Other highlights from the report; in 2019:
- IBM implemented 1,660 energy conservation projects at nearly 230 locations globally. These projects delivered annual energy savings of 136,000 MWh, equal to 3.2% of the company’s total energy use during 2019 and surpassing the corporate goal of 3%. IBM has sustained a goal for energy conservation since 1975 and began reporting annual energy conservation savings in 1992. Getting the same work done with less energy has long been a top priority at IBM for addressing climate change.
- IBM became a Founding Member of the Climate Leadership Council and supports its bipartisan roadmap for a carbon tax with corresponding carbon dividend.

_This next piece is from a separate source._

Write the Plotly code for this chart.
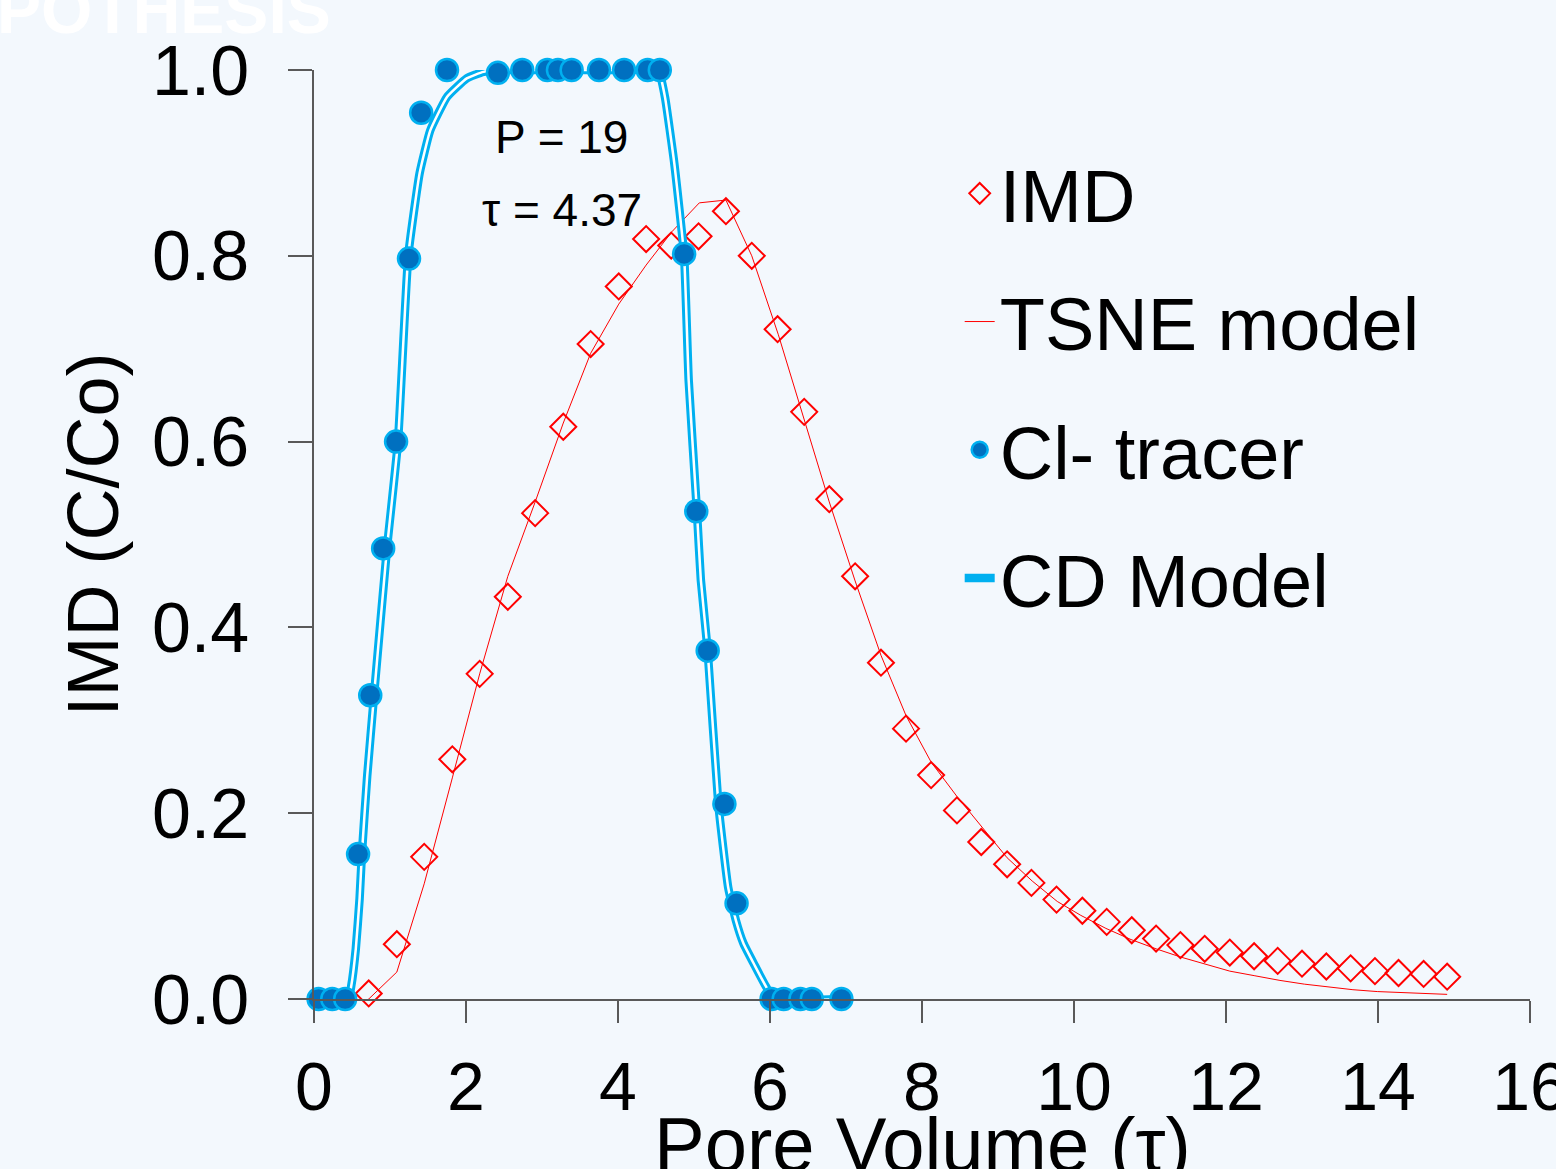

- Technical experts at IBM across the company’s business units and research division continued to develop new ways of helping to solve difficult environmental problems based upon data and today’s exponential information technologies — including AI, analytics, IoT and blockchain, which have the power to change business models, reinvent processes, and reimagine work.
These solutions demonstrate “good tech” and the art of the possible. For example, IBM Research developed an AI-based forecasting and control system that improves electricity storage in photovoltaic systems. And IBM created a digital farming platform that will provide farmers with hyperlocal weather forecasts in addition to offering real-time recommendations tailored to the specific needs of individual fields and crops, helping to increase crop production, save water and decrease the need for fertilizers and pesticides.
The report codifies IBM’s longstanding practice of transparency in carbon reporting to ensure that IBM’s disclosure of energy consumption, CO2 emissions, and renewable energy be done in a way that is clear.
“Climate change represents a serious threat to our planet that must be addressed right now,” Balta continued. “Transparent communications are essential to secure popular support for action.”
In addition to being one of the first multinational companies to produce its own environmental report, IBM also led the creation of the first cross-industry guidelines for voluntary corporate environmental reporting back in the early 1990s. Upon working with industry peers, learning from business associations, and with input from the Coalition for Environmentally Responsible Economies (CERES), IBM and nine other companies published the Public Environmental Reporting Initiative (PERI) Guidelines in 1994. These guidelines marked a beginning of what has since become a common business practice for many companies.